What is needed —
Pull out from the material below all lines with "this".

Data —
--- Start ---
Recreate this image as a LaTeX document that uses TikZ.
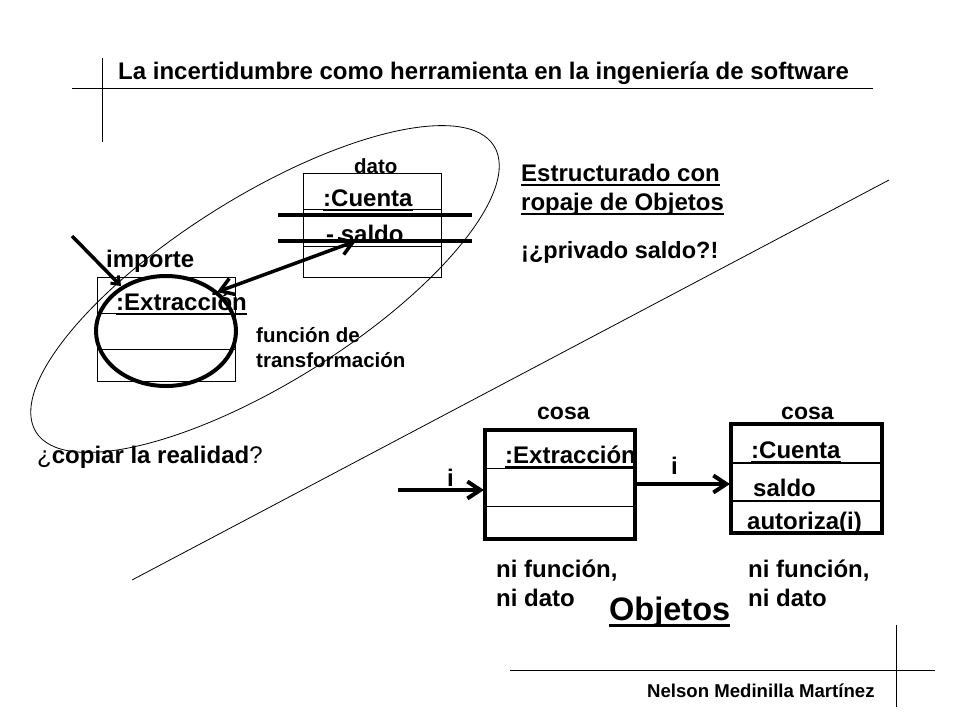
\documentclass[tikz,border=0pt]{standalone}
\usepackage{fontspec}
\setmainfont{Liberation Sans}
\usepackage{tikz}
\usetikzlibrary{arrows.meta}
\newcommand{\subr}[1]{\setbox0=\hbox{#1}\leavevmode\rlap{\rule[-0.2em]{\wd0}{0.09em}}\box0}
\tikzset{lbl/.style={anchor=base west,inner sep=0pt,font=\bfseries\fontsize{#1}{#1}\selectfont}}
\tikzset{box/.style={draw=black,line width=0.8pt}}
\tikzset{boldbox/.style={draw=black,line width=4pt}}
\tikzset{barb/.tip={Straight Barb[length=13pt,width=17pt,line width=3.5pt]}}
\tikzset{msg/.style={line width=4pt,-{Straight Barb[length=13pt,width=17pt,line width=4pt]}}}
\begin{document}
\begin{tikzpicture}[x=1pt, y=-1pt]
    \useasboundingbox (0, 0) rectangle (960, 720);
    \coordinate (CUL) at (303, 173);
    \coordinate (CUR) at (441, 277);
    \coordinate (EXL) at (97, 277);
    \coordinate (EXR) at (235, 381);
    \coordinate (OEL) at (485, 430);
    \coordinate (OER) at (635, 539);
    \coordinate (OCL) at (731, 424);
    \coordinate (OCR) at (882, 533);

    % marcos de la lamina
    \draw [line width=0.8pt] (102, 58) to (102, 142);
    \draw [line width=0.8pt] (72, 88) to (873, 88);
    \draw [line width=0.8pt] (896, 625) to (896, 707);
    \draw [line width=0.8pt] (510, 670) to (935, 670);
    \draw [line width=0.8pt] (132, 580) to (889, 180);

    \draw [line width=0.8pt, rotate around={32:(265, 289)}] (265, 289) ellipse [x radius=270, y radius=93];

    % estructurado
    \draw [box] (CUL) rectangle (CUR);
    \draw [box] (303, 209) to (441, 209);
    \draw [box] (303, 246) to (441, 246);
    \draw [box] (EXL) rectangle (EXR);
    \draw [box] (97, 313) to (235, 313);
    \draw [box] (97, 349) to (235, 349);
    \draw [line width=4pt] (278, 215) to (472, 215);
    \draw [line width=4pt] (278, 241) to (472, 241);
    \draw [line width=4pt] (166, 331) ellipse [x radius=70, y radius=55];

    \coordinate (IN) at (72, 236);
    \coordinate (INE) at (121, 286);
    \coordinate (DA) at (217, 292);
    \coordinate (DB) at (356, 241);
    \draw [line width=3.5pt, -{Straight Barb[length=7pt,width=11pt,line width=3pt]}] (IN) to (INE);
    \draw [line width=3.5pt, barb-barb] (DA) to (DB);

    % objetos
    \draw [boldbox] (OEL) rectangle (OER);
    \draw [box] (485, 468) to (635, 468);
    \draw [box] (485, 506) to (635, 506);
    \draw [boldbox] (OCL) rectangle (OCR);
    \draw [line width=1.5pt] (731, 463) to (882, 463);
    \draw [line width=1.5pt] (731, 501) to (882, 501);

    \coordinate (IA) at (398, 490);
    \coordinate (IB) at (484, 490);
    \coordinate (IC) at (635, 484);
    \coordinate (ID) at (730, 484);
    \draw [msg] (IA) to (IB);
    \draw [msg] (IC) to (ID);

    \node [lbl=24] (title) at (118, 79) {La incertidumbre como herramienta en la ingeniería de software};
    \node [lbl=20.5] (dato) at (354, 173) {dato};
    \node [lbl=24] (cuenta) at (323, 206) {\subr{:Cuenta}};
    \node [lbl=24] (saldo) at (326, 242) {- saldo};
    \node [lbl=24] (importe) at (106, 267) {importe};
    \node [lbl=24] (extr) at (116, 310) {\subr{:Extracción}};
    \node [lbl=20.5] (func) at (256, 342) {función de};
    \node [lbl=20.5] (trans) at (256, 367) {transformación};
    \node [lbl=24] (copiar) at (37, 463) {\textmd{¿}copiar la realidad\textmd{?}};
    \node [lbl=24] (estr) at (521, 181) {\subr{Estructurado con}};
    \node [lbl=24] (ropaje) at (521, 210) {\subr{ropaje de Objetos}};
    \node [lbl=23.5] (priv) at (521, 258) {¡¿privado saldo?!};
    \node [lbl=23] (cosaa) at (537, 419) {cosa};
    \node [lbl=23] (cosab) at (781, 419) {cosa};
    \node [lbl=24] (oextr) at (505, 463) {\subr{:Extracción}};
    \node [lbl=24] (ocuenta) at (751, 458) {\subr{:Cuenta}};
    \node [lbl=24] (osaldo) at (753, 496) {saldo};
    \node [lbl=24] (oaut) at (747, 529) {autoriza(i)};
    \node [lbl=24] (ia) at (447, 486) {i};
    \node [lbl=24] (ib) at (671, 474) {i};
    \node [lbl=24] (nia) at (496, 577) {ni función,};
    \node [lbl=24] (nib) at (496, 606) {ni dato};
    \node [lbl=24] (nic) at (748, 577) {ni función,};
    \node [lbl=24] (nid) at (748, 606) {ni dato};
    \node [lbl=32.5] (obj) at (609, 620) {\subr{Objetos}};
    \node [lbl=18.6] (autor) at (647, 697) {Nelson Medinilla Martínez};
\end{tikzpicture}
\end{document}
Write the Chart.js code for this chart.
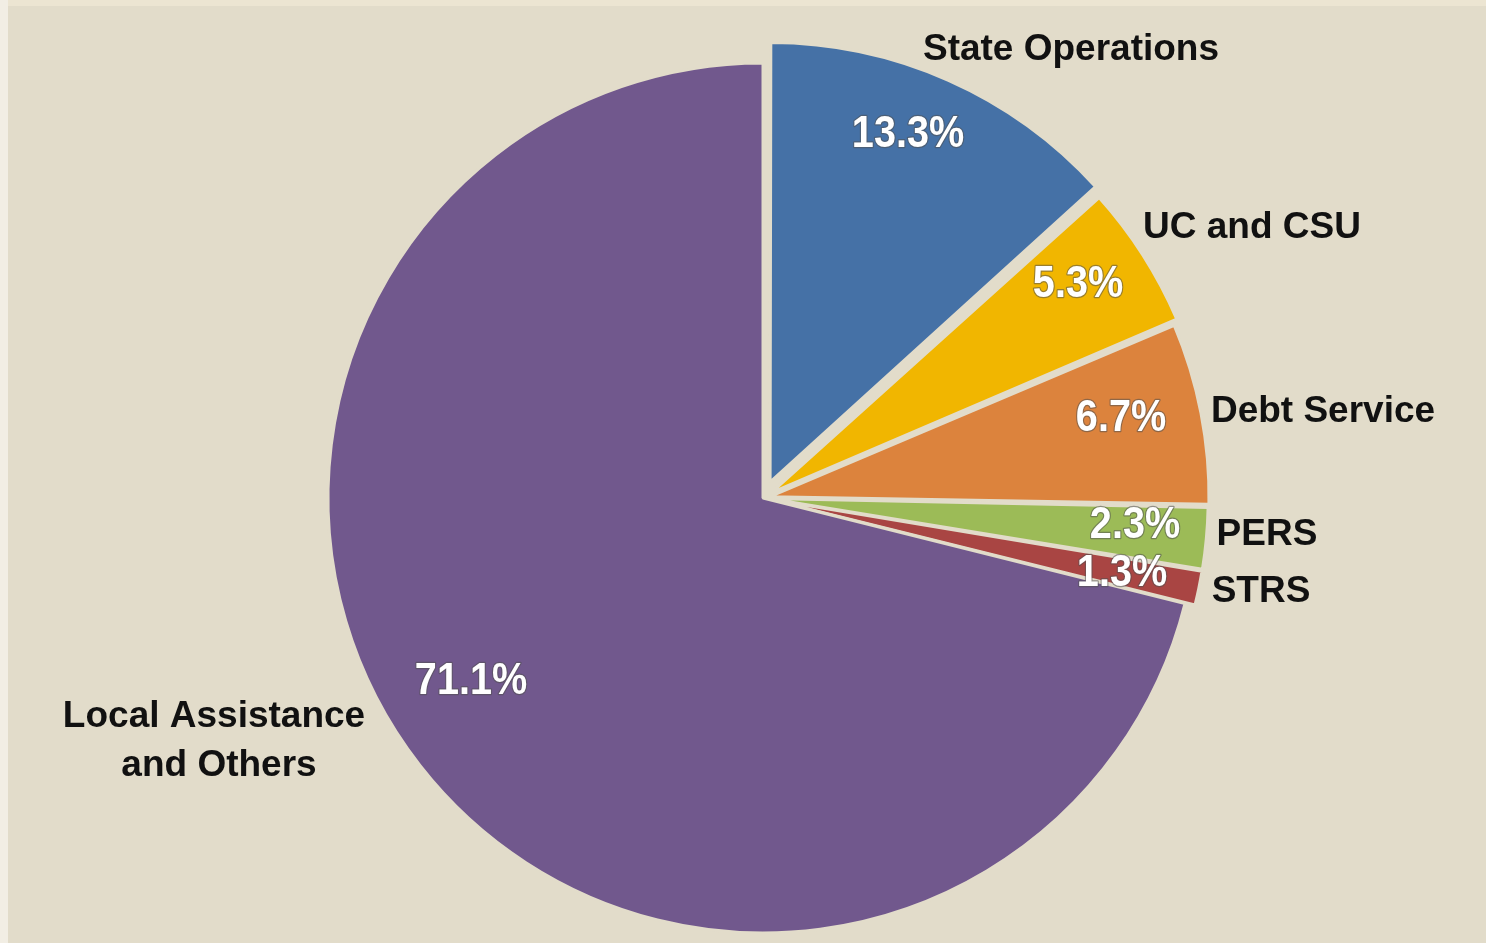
--- End ---
Task solution —
Recreate this image as a LaTeX document that uses TikZ.
Write the Chart.js code for this chart.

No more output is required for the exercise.